··· Material to process ···

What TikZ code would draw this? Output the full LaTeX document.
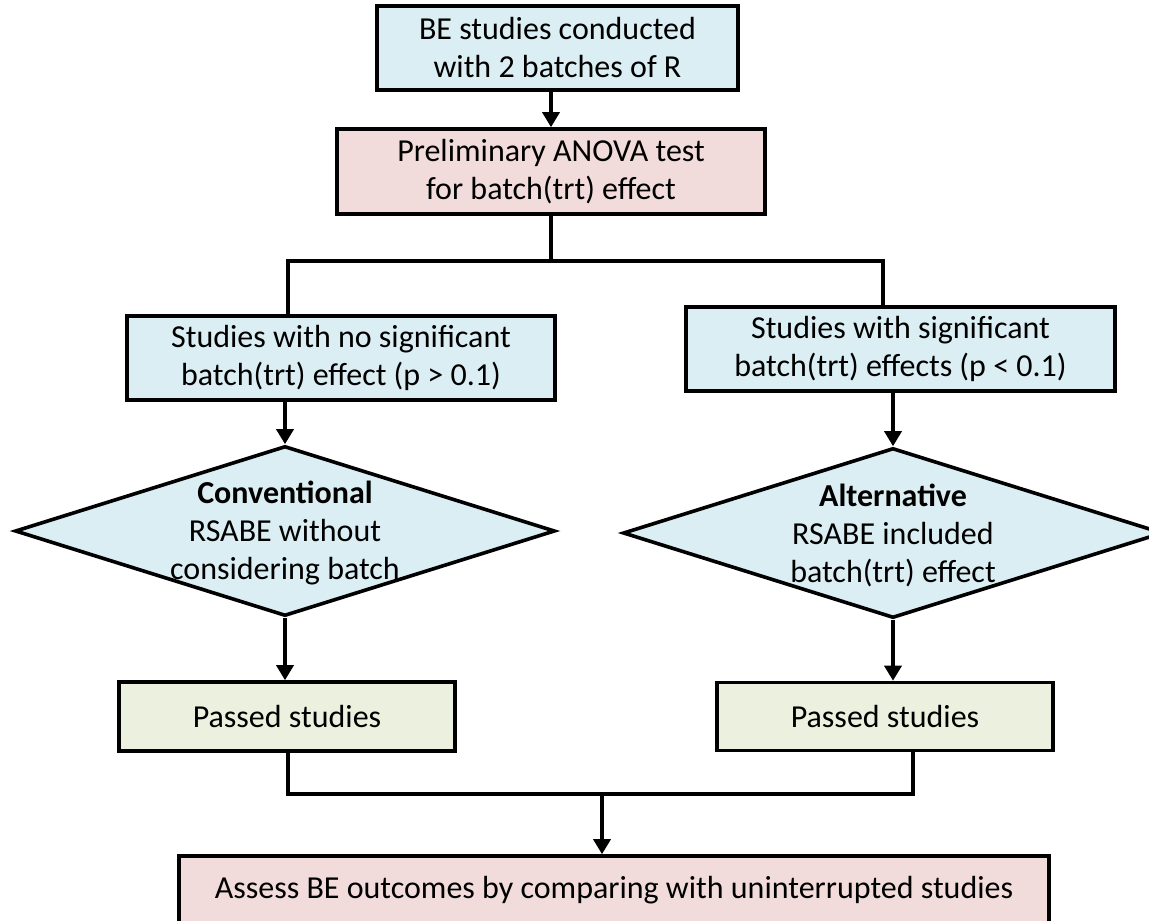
\documentclass[tikz,border=0pt]{standalone}
\usepackage{fontspec}
\setmainfont{Carlito}
\usetikzlibrary{arrows.meta,shapes.geometric}
\definecolor{beblue}{HTML}{DAEEF3}
\definecolor{bepink}{HTML}{F2DCDB}
\definecolor{begreen}{HTML}{EBF1DE}
\begin{document}
\begin{tikzpicture}[x=1pt, y=-1pt,
	box/.style={draw=black, line width=3.6pt, rectangle, inner sep=0pt, align=center, font=\fontsize{32}{38}\selectfont},
	dia/.style={draw=black, line width=3.6pt, diamond, fill=beblue, inner sep=0pt, minimum width=540pt, minimum height=170pt},
	diatext/.style={align=center, inner sep=0pt, font=\fontsize{32}{38}\selectfont},
	flow/.style={black, line width=3.4pt},
	flowarr/.style={flow, -{Triangle[width=17pt,length=15pt]}}]
\useasboundingbox (0,0) rectangle (1149,921);
\node[box, fill=beblue, minimum width=361pt, minimum height=84pt] (start) at (557.5,48) {BE studies conducted\\with 2 batches of R};
\node[box, fill=bepink, minimum width=428pt, minimum height=85pt] (anova) at (551,171.5) {Preliminary ANOVA test\\for batch(trt) effect};
\node[box, fill=beblue, minimum width=428pt, minimum height=84pt] (nosig) at (341,358) {Studies with no significant\\batch(trt) effect (p > 0.1)};
\node[box, fill=beblue, minimum width=429pt, minimum height=84pt] (sig) at (900.5,349) {Studies with significant\\batch(trt) effects (p < 0.1)};
\node[dia] (conv) at (285,531) {};
\node[diatext] (convtext) at (285,533) {\textbf{Conventional}\\RSABE without\\considering batch};
\node[dia] (alt) at (893,533) {};
\node[diatext] (alttext) at (893,535) {\textbf{Alternative}\\RSABE included\\batch(trt) effect};
\node[box, fill=begreen, minimum width=336pt, minimum height=69pt] (passl) at (287,716.5) {Passed studies};
\node[box, fill=begreen, minimum width=336pt, minimum height=68pt] (passr) at (885,716.5) {Passed studies};
\node[box, fill=bepink, minimum width=870pt, minimum height=69pt] (assess) at (614,890.5) {Assess BE outcomes by comparing with uninterrupted studies};
\coordinate (forkl) at (288,261);
\coordinate (forkr) at (883,261);
\coordinate (joinl) at (288,794);
\coordinate (joinr) at (913,794);
\coordinate (join) at (602,794);
\draw[flowarr] (anova.north |- start.south) -- (anova.north);
\draw[flow] (anova.south) -- (anova.south |- forkl);
\draw[flow] (forkl |- nosig.north) -- (forkl) -- (forkr) -- (forkr |- sig.north);
\draw[flowarr] (conv.north |- nosig.south) -- (conv.north);
\draw[flowarr] (alt.north |- sig.south) -- (alt.north);
\draw[flowarr] (conv.south) -- (conv.south |- passl.north);
\draw[flowarr] (alt.south) -- (alt.south |- passr.north);
\draw[flow] (joinl |- passl.south) -- (joinl) -- (joinr) -- (joinr |- passr.south);
\draw[flowarr] (join) -- (join |- assess.north);
\end{tikzpicture}
\end{document}
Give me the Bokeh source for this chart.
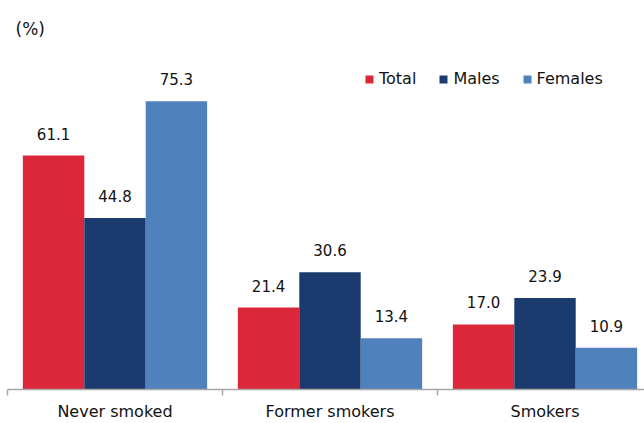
from bokeh.plotting import figure
from bokeh.models import Range1d, FixedTicker, Legend, LegendItem, Label, ColumnDataSource
from bokeh.core.properties import value
from bokeh.embed import file_html
from bokeh.resources import INLINE

categories = ["Never smoked", "Former smokers", "Smokers"]
series = ["Total", "Males", "Females"]
total = [61.1, 21.4, 17.0]
males = [44.8, 30.6, 23.9]
females = [75.3, 13.4, 10.9]
colors = ["#DC2639", "#1B3A6E", "#4F81BD"]
unit_label = "(%)"

FONT = "DejaVu Sans"
W, H = 644, 423
bar_w = 2 / 7
offsets = [-bar_w, 0.0, bar_w]

p = figure(width=W, height=H, x_range=Range1d(0, 637 / 215), y_range=Range1d(0, 101.6),
           output_backend="svg", toolbar_location=None, y_axis_location=None,
           min_border_left=7, min_border_right=0, min_border_top=0, min_border_bottom=0)
p.xgrid.visible = False
p.ygrid.visible = False
p.outline_line_color = None
p.background_fill_color = "white"
p.border_fill_color = "white"

renderers = []
for name, vals, col, off in zip(series, [total, males, females], colors, offsets):
    src = ColumnDataSource(dict(
        x=[i + 0.5 + off for i in range(len(categories))],
        top=vals,
        label=[f"{v:.1f}" for v in vals],
    ))
    r = p.vbar(x="x", top="top", width=bar_w, source=src, fill_color=col, line_color=None)
    renderers.append((name, r))
    p.text(x="x", y="top", text="label", source=src, text_align="center",
           text_baseline="alphabetic", y_offset=-22, text_font=value(FONT),
           text_font_size="15px", text_color="#111111")

ax = p.xaxis[0]
ax.ticker = FixedTicker(ticks=[i + 0.5 for i in range(len(categories))],
                        minor_ticks=list(range(len(categories))))
ax.major_label_overrides = {i + 0.5: c for i, c in enumerate(categories)}
ax.axis_line_color = "#A6A6A6"
ax.axis_line_width = 1.5
ax.major_tick_line_color = None
ax.major_tick_in = 0
ax.major_tick_out = 0
ax.minor_tick_line_color = "#A6A6A6"
ax.minor_tick_line_width = 1.5
ax.minor_tick_in = 0
ax.minor_tick_out = 6
ax.major_label_standoff = 6
ax.major_label_text_font = FONT
ax.major_label_text_font_size = "16px"
ax.major_label_text_color = "#111111"

legend = Legend(items=[LegendItem(label=n, renderers=[r]) for n, r in renderers],
                location=(357, 301), orientation="horizontal",
                glyph_width=10, glyph_height=10, label_standoff=5, spacing=22,
                padding=0, margin=0, border_line_color=None, background_fill_alpha=0,
                label_text_font=FONT, label_text_font_size="16px",
                label_text_color="#111111")
p.add_layout(legend, "center")

p.add_layout(Label(x=8, y=361, x_units="screen", y_units="screen", text=unit_label,
                   text_font=FONT, text_font_size="17px", text_color="#111111",
                   text_baseline="alphabetic"))

open("out.html", "w").write(file_html(p, INLINE))
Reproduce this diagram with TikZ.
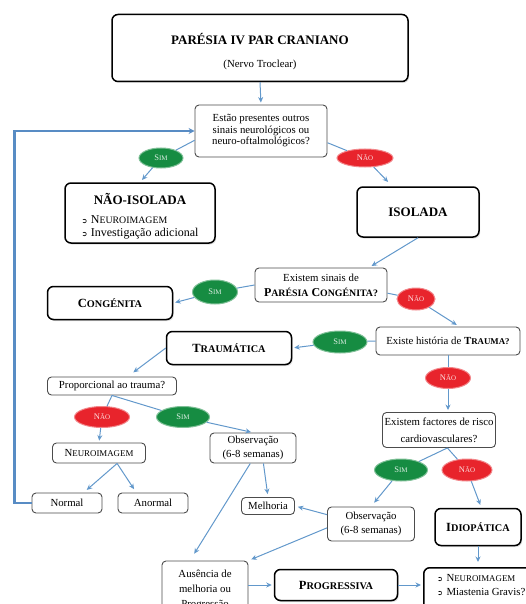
\documentclass[tikz,border=0pt]{standalone}
\usepackage{fontspec}
\setmainfont{Liberation Serif}
\newfontfamily\symfont{DejaVu Sans}
\usetikzlibrary{arrows.meta,shapes.geometric,shadows,calc}

% fake small capitals: first letter full size, the rest reduced
\makeatletter
\newcommand\fsc[2]{#1{\fontsize{\strip@pt\dimexpr0.82\dimexpr\f@size pt\relax\relax}{\the\baselineskip}\selectfont #2}}
\makeatother
\newcommand\bul{{\symfont\fontsize{7}{7}\selectfont ➲}\hspace{3.5pt}}

\definecolor{linkblue}{RGB}{98,152,203}
\definecolor{loopblue}{RGB}{88,140,196}
\definecolor{simgreen}{RGB}{22,140,66}
\definecolor{naored}{RGB}{232,36,44}

\tikzset{
  hbox/.style={draw=black, line width=1.5pt, rounded corners=6pt, fill=white,
    align=center, inner sep=0pt,
    drop shadow={opacity=0.25, shadow xshift=1.2pt, shadow yshift=-1.5pt}},
  qbox/.style={draw=black!70, line width=0.9pt, rounded corners=4pt, fill=white,
    align=center, inner sep=0pt, font=\fontsize{10.8}{14}\selectfont},
  yes/.style={ellipse, fill=simgreen, draw=simgreen!55!white, line width=1pt,
    inner sep=0pt, text=white!85!simgreen, font=\fontsize{8.5}{9}\selectfont},
  no/.style={ellipse, fill=naored, draw=naored!55!white, line width=1pt,
    inner sep=0pt, text=white!85!naored, font=\fontsize{8.5}{9}\selectfont},
  conn/.style={draw=linkblue, line width=1pt},
  arr/.style={conn, -{Stealth[length=5.5pt, width=5pt]}, shorten >=2pt},
  backloop/.style={draw=loopblue, line width=2.4pt, -{Stealth[length=6pt, width=6pt]}},
  headfont/.style={font=\fontsize{12.5}{14}\selectfont\bfseries},
}

\begin{document}
\begin{tikzpicture}[x=1pt, y=-1pt]
\useasboundingbox (0,0) rectangle (526,604);
\clip (0,0) rectangle (526,604);

% ---- boxes ----
\node[hbox, minimum width=296pt, minimum height=67pt] (top) at (260,48) {};
\node[align=center, inner sep=0pt, font=\fontsize{13}{23}\selectfont] (toptext) at (260,52)
  {\bfseries PARÉSIA IV PAR CRANIANO\\
   \fontsize{10.8}{23}\selectfont\mdseries (Nervo Troclear)};

\node[qbox, minimum width=132pt, minimum height=52pt, font=\fontsize{10.8}{11.5}\selectfont] (q1) at (261,131)
  {Estão presentes outros\\ sinais neurológicos ou\\ neuro-oftalmológicos?};

\node[hbox, minimum width=150pt, minimum height=60pt] (naoiso) at (140,213) {};
\node[inner sep=0pt, font=\fontsize{12}{13}\selectfont] (naoisotext) at (140,217)
  {\begin{tabular}{@{}l@{}}
    \multicolumn{1}{@{}c@{}}{\fontsize{13}{14}\selectfont\bfseries NÃO-ISOLADA}\\[6pt]
    \bul\fsc{N}{EUROIMAGEM}\\[0pt]
    \bul Investigação adicional
   \end{tabular}};

\node[hbox, minimum width=122pt, minimum height=50pt, font=\fontsize{13}{14}\selectfont\bfseries] (iso) at (418,212) {ISOLADA};

\node[qbox, minimum width=132pt, minimum height=34pt, font=\fontsize{10.8}{15}\selectfont] (q2) at (321,285)
  {Existem sinais de\\ {\fontsize{12}{15}\selectfont\bfseries\fsc{P}{ARÉSIA} \fsc{C}{ONGÉNITA?}}};

\node[hbox, minimum width=125pt, minimum height=33pt, headfont] (cong) at (110,303) {\fsc{C}{ONGÉNITA}};

\node[qbox, minimum width=144pt, minimum height=28pt] (q3) at (448,341)
  {Existe história de \textbf{\fsc{T}{RAUMA?}}};

\node[hbox, minimum width=125pt, minimum height=33pt, headfont] (traum) at (229,348) {\fsc{T}{RAUMÁTICA}};

\node[qbox, minimum width=129pt, minimum height=18pt] (prop) at (112,386) {Proporcional ao trauma?};

\node[qbox, minimum width=93pt, minimum height=20pt] (neuro) at (99,453) {\fsc{N}{EUROIMAGEM}};
\node[qbox, minimum width=70pt, minimum height=20pt] (normal) at (67,503) {Normal};
\node[qbox, minimum width=70pt, minimum height=20pt] (anormal) at (153,503) {Anormal};

\node[qbox, minimum width=86pt, minimum height=30pt] (obs1) at (253,448) {Observação\\(6-8 semanas)};
\node[qbox, minimum width=53pt, minimum height=17pt] (melhoria) at (268,506) {Melhoria};
\node[qbox, minimum width=87pt, minimum height=34pt] (obs2) at (371,524) {Observação\\(6-8 semanas)};

\node[qbox, minimum width=113pt, minimum height=35pt, font=\fontsize{10.8}{17}\selectfont] (q4) at (439,430)
  {Existem factores de risco\\ cardiovasculares?};

\node[hbox, minimum width=86pt, minimum height=37pt, headfont] (idio) at (478,527) {\fsc{I}{DIOPÁTICA}};

\node[qbox, minimum width=86pt, minimum height=58pt, font=\fontsize{10.8}{15}\selectfont] (ausencia) at (205,590)
  {Ausência de\\ melhoria ou\\ Progressão};

\node[hbox, minimum width=123pt, minimum height=31pt, headfont] (progr) at (336,585) {\fsc{P}{ROGRESSIVA}};

\node[hbox, anchor=north west, minimum width=115pt, align=left, inner xsep=7pt, inner ysep=7pt,
      text depth=22pt, font=\fontsize{10.8}{14}\selectfont] (final) at (423,567)
  {\bul\fsc{N}{EUROIMAGEM}\\ \bul Miastenia Gravis?};

% ---- answer ellipses ----
\node[yes, minimum width=44pt, minimum height=20pt] (sim1) at (161,158) {\fsc{S}{IM}};
\node[no,  minimum width=56pt, minimum height=18pt] (nao1) at (365,158) {\fsc{N}{ÃO}};
\node[yes, minimum width=45pt, minimum height=24pt] (sim2) at (215,292) {\fsc{S}{IM}};
\node[no,  minimum width=38pt, minimum height=22pt] (nao2) at (416,299) {\fsc{N}{ÃO}};
\node[yes, minimum width=54pt, minimum height=22pt] (sim3) at (340,342) {\fsc{S}{IM}};
\node[no,  minimum width=45pt, minimum height=21pt] (nao3) at (448,378) {\fsc{N}{ÃO}};
\node[no,  minimum width=55pt, minimum height=21pt] (nao4) at (102,417) {\fsc{N}{ÃO}};
\node[yes, minimum width=53pt, minimum height=21pt] (sim4) at (183,417) {\fsc{S}{IM}};
\node[yes, minimum width=53pt, minimum height=22pt] (sim5) at (401,470) {\fsc{S}{IM}};
\node[no,  minimum width=50pt, minimum height=22pt] (nao5) at (467,470) {\fsc{N}{ÃO}};

% ---- connectors ----
\draw[arr] (top.south) -- (q1.north);

\draw[conn] (q1.188) -- (sim1);
\draw[arr, shorten >=3pt] (sim1) -- (naoiso.north);
\draw[conn] (q1.350) -- (nao1);
\draw[arr, shorten >=6pt] (nao1) -- (iso.135);

\draw[arr, shorten >=3pt] (iso.south) -- (q2.20);
\draw[conn] (q2.west) -- (sim2);
\draw[arr] (sim2) -- (cong.east);
\draw[conn] (q2.353) -- (nao2);
\draw[arr, shorten >=3pt] (nao2) -- (q3.52);

\draw[conn] (q3.west) -- (sim3);
\draw[arr] (sim3) -- (traum.east);
\draw[arr, shorten >=7pt] (traum.west) -- (prop.31);

\draw[conn] (prop.south) -- (nao4);
\draw[arr] (nao4) -- (neuro.north);
\draw[conn] (prop.south) -- (sim4);
\draw[arr] (sim4) -- (obs1.north);

\draw[arr, shorten >=4pt] (neuro.-30) -- (normal.32);
\draw[arr, shorten >=4pt] (neuro.-30) -- (anormal.148);
\draw[backloop] (normal.west) -- ++(-17,0) |- (q1.west);

\draw[arr, shorten >=3pt] (obs1.-56) -- (melhoria.north);
\draw[arr, shorten >=8pt] (obs1.-100) -- (ausencia.117);
\draw[arr, shorten >=3pt] (obs2.168) -- (melhoria.east);
\draw[arr, shorten >=3pt] (obs2.185) -- (ausencia.north east);

\draw[conn] (q3.south -| nao3) -- (nao3);
\draw[arr] (nao3) -- (nao3 |- q4.north);
\draw[conn] (q4.-65) -- (sim5);
\draw[arr, shorten >=5pt] (sim5) -- (obs2.north);
\draw[conn] (q4.-65) -- (nao5);
\draw[arr, shorten >=3pt] (nao5) -- (idio.80);

\draw[arr, shorten >=5pt] (idio.south) -- (idio.south |- final.north);
\draw[arr] (progr.west -| ausencia.east) -- (progr.west);
\draw[arr] (progr.east) -- (progr.east -| final.west);
\end{tikzpicture}
\end{document}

···

What to produce |
Go over the entries above and say how many lines hold the string "full", with no other text.

Output of the task |
2